[Problem description] Find how many lines hold the word "this" and give that number only.

[Available records]
* Begin *
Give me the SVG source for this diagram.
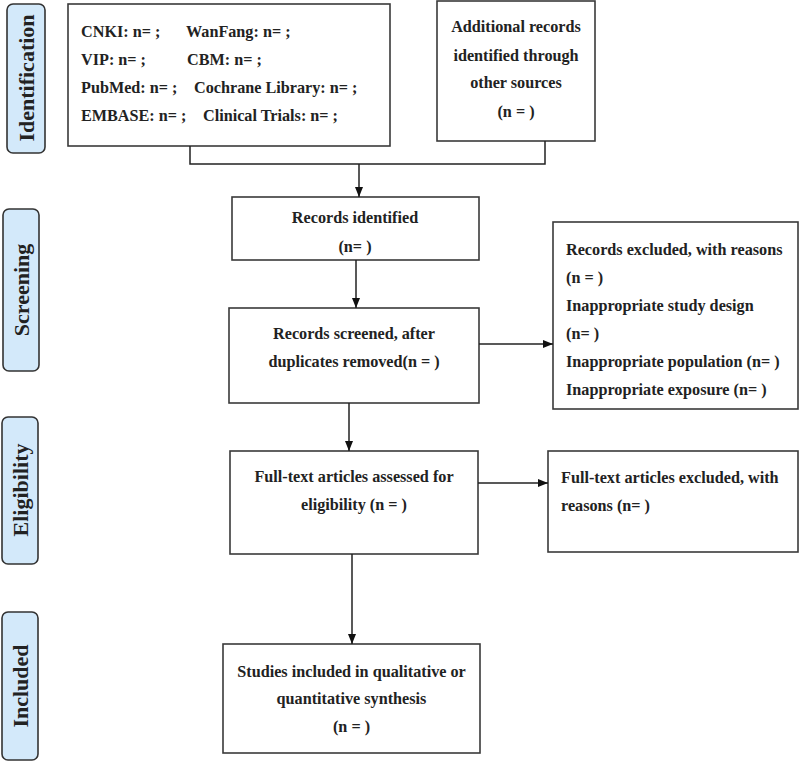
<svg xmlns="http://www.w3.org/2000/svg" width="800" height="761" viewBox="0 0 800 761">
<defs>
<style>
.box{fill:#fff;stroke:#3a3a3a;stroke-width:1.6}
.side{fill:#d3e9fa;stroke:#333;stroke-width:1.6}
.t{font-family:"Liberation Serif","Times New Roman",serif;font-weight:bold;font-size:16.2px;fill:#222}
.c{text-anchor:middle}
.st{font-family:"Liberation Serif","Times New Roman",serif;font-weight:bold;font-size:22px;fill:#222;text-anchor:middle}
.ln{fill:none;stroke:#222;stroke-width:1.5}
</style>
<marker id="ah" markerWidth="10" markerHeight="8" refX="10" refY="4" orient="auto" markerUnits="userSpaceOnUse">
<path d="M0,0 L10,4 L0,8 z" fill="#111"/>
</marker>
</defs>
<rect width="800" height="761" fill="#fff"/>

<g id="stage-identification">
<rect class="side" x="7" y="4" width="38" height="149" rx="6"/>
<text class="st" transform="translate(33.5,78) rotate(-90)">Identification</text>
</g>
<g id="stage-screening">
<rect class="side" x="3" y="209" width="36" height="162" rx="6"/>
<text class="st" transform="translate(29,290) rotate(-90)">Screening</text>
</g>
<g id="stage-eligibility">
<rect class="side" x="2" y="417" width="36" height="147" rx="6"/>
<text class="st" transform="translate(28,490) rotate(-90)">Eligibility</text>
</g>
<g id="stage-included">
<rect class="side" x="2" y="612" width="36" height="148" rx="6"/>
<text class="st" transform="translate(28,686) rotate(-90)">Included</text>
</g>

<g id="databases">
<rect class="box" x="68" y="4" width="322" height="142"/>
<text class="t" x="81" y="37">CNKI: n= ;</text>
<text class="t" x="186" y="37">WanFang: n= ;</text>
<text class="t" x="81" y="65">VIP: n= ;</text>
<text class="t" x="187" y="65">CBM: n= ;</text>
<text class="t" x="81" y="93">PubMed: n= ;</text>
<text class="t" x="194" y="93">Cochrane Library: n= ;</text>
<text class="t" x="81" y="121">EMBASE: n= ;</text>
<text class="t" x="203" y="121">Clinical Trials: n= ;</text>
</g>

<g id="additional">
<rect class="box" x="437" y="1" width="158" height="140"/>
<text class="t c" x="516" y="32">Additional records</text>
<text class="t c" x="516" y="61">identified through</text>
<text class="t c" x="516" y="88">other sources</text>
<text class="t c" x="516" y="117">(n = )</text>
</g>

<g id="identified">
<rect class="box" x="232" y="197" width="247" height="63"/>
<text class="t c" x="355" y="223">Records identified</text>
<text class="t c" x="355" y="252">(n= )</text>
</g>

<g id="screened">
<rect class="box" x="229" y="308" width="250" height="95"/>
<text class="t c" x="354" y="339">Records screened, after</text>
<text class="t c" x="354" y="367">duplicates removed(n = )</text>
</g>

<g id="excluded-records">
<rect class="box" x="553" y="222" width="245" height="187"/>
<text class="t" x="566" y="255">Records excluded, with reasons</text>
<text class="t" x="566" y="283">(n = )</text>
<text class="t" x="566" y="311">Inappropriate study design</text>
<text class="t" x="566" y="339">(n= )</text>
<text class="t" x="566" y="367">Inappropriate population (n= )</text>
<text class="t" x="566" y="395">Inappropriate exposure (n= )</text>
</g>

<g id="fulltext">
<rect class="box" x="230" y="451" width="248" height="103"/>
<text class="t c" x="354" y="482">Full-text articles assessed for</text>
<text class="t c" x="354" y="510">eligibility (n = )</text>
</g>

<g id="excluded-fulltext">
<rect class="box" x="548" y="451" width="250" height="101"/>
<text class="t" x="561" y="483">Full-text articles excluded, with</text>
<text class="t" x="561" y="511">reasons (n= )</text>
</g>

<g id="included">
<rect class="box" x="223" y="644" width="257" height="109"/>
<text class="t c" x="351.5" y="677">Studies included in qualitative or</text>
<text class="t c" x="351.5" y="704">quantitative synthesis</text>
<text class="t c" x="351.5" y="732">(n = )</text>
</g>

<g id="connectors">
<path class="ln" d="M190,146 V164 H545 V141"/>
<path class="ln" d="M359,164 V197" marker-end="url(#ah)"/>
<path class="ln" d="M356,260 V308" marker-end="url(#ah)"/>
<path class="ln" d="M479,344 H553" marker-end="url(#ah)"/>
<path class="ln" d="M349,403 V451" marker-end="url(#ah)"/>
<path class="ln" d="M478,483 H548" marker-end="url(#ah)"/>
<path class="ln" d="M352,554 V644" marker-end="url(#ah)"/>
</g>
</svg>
* End *
* Begin *
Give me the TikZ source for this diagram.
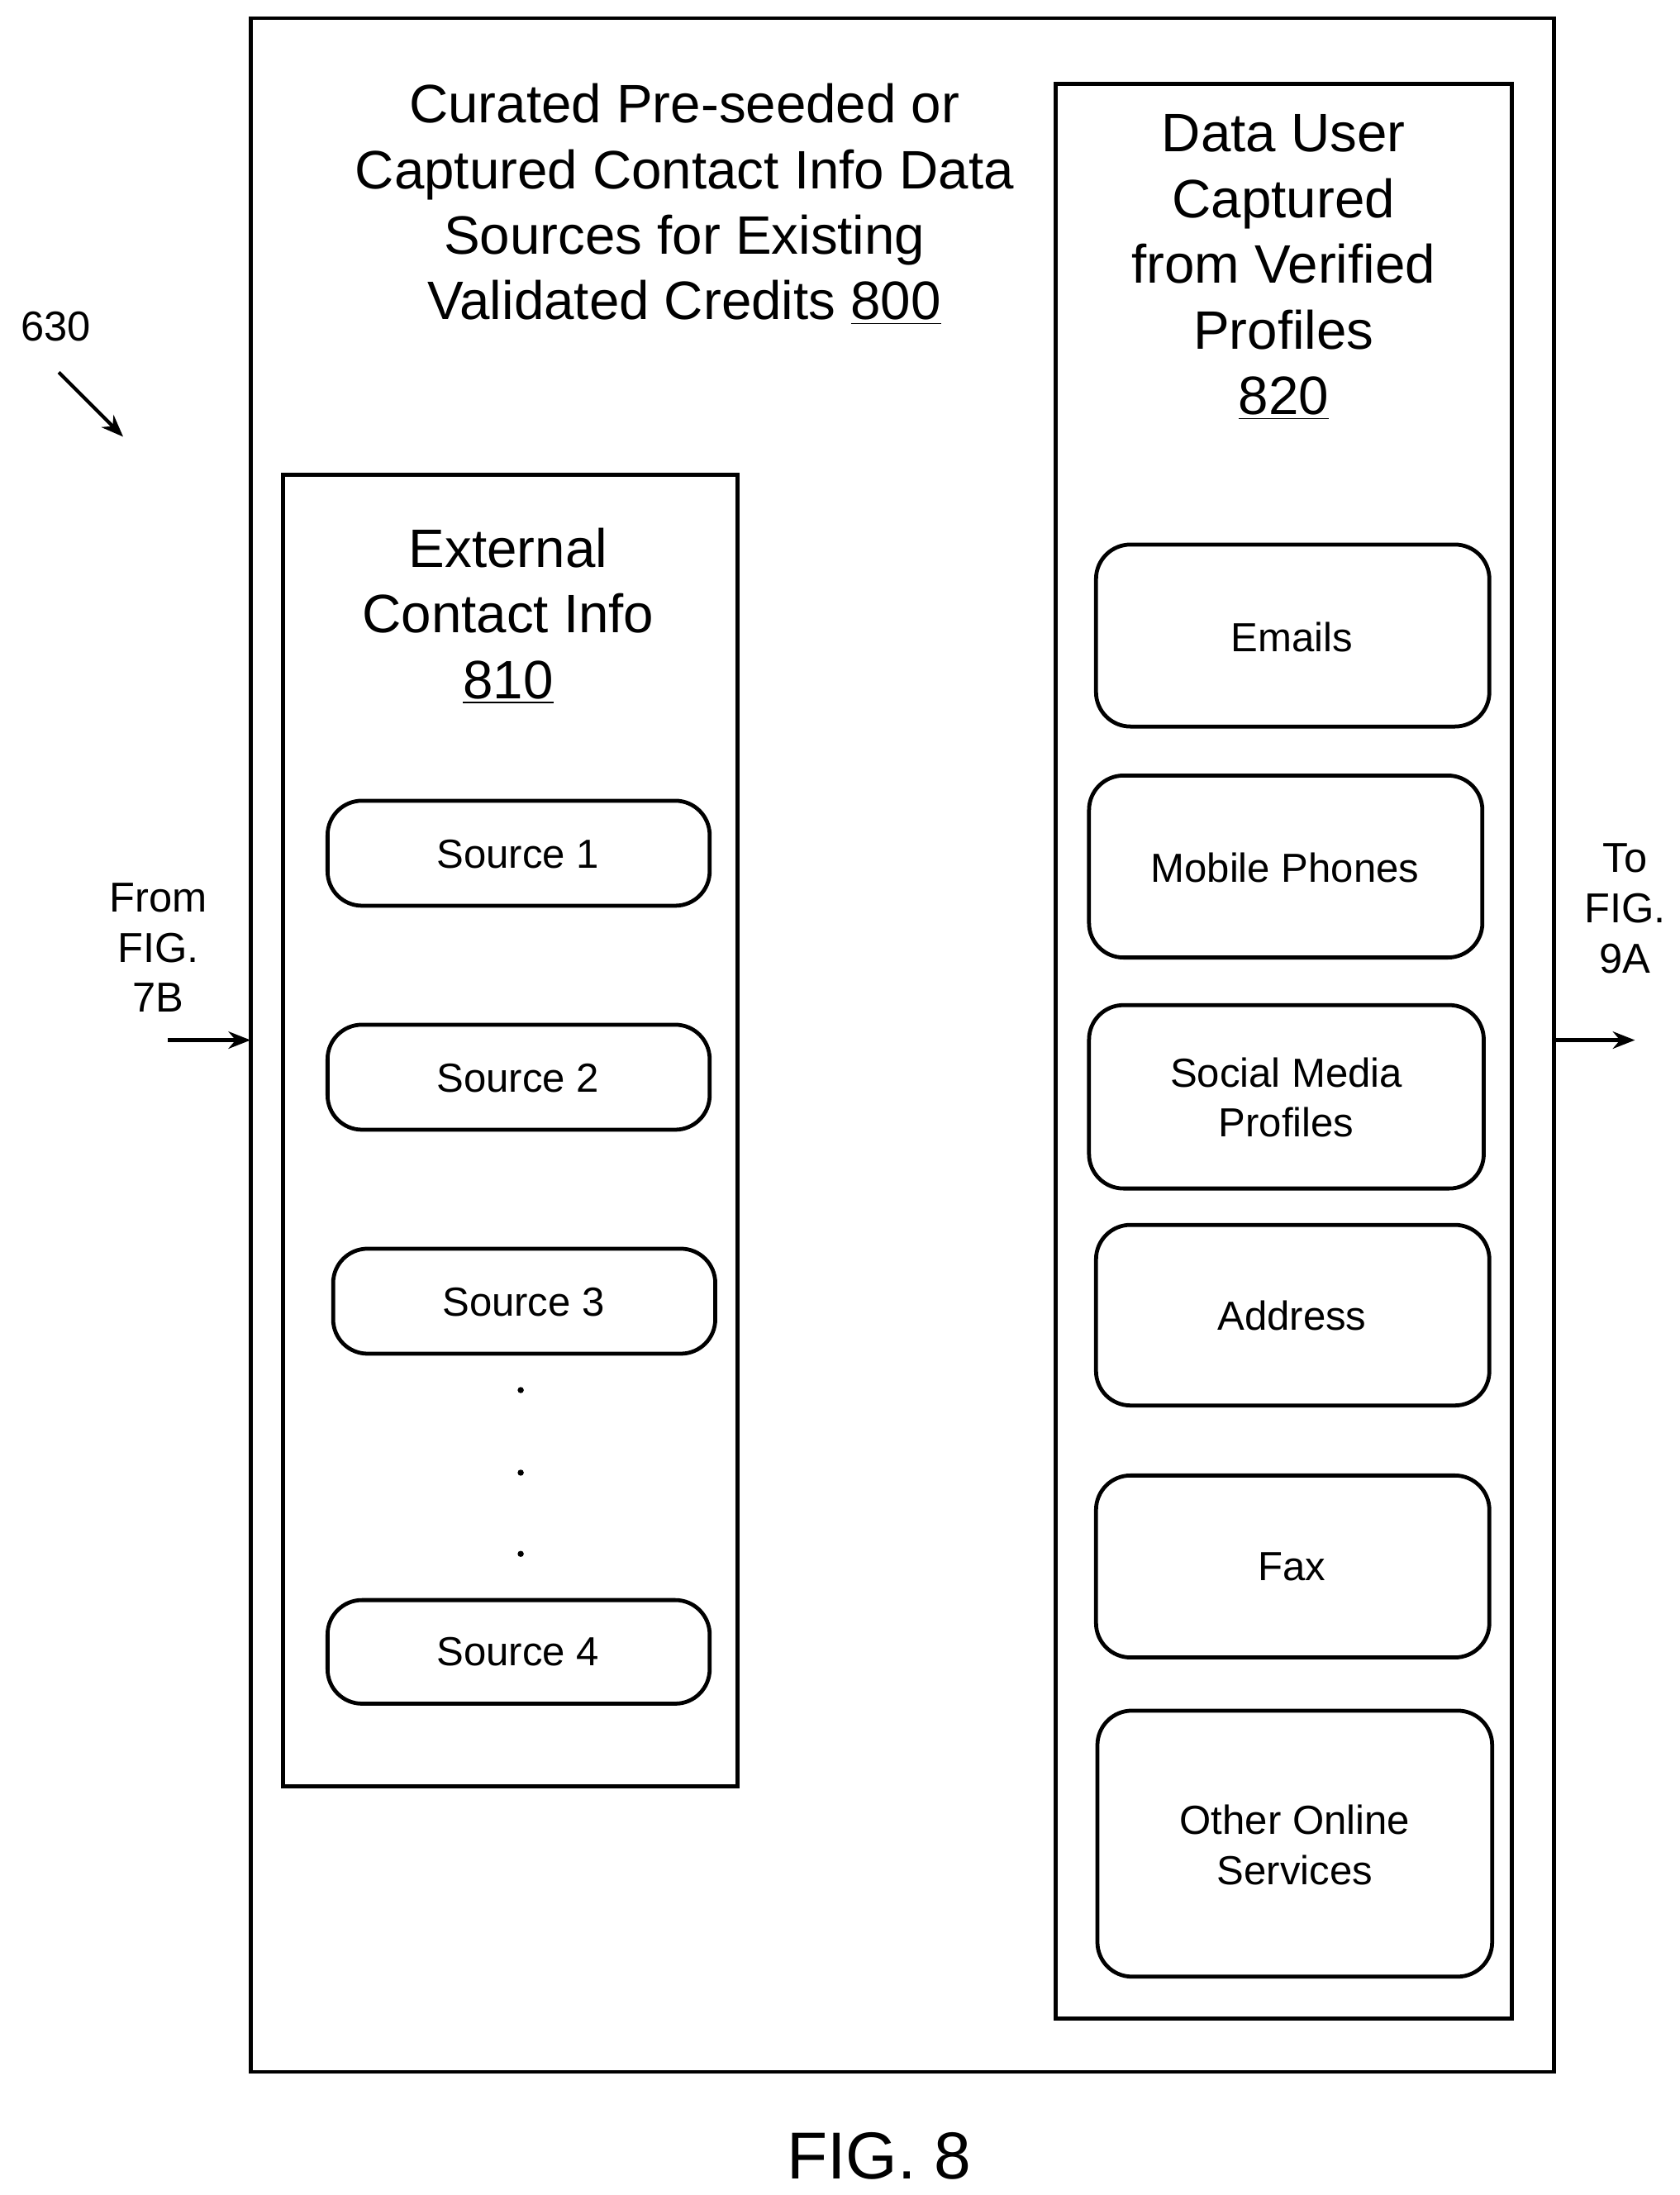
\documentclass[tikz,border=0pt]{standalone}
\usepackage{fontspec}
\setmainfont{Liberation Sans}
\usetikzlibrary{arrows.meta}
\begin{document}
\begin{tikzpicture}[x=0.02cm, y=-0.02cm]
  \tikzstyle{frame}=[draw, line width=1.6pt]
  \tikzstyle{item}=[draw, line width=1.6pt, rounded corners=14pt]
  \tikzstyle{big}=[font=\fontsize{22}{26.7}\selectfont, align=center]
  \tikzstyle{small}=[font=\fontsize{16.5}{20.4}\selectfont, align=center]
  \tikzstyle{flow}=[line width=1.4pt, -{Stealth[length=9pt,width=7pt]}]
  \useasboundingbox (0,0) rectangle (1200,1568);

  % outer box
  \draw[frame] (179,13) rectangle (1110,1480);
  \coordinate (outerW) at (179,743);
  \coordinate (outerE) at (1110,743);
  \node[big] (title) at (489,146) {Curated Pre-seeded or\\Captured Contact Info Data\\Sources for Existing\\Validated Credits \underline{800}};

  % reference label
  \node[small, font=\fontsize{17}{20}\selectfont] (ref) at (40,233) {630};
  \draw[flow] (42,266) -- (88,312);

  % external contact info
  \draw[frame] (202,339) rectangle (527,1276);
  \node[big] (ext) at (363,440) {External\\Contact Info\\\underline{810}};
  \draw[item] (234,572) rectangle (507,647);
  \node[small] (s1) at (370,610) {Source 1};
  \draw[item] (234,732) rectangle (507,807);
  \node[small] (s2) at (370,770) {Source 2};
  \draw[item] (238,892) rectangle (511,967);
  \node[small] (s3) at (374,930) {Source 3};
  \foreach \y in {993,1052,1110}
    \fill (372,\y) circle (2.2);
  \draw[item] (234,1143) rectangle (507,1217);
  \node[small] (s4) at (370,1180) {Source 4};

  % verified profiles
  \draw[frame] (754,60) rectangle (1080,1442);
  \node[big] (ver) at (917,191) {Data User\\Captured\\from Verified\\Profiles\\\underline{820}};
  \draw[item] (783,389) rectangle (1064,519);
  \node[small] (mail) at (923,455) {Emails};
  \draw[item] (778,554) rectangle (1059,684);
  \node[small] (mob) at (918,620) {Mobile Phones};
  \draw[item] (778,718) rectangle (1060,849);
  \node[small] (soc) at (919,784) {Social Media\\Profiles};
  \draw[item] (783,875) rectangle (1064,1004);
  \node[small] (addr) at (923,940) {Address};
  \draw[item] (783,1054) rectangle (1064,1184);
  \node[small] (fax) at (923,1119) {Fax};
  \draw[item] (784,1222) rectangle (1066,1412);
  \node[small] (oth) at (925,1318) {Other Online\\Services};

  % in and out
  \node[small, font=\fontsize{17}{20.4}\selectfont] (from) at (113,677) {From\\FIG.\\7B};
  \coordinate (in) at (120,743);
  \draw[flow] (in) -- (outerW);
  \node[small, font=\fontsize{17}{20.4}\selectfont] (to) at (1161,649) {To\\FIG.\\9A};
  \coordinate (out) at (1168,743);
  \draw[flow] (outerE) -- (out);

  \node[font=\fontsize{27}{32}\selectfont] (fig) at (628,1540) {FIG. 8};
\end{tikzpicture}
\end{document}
* End *
* Begin *
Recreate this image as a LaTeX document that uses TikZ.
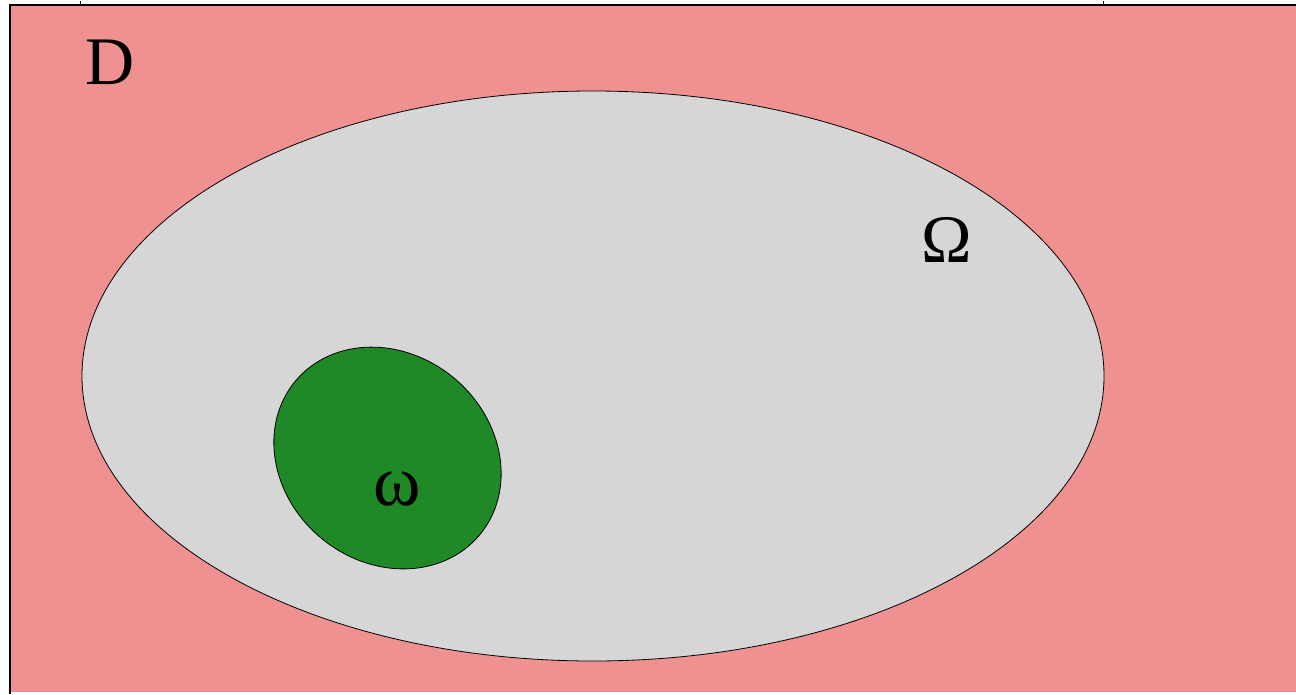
* End *
[Exercise result] 3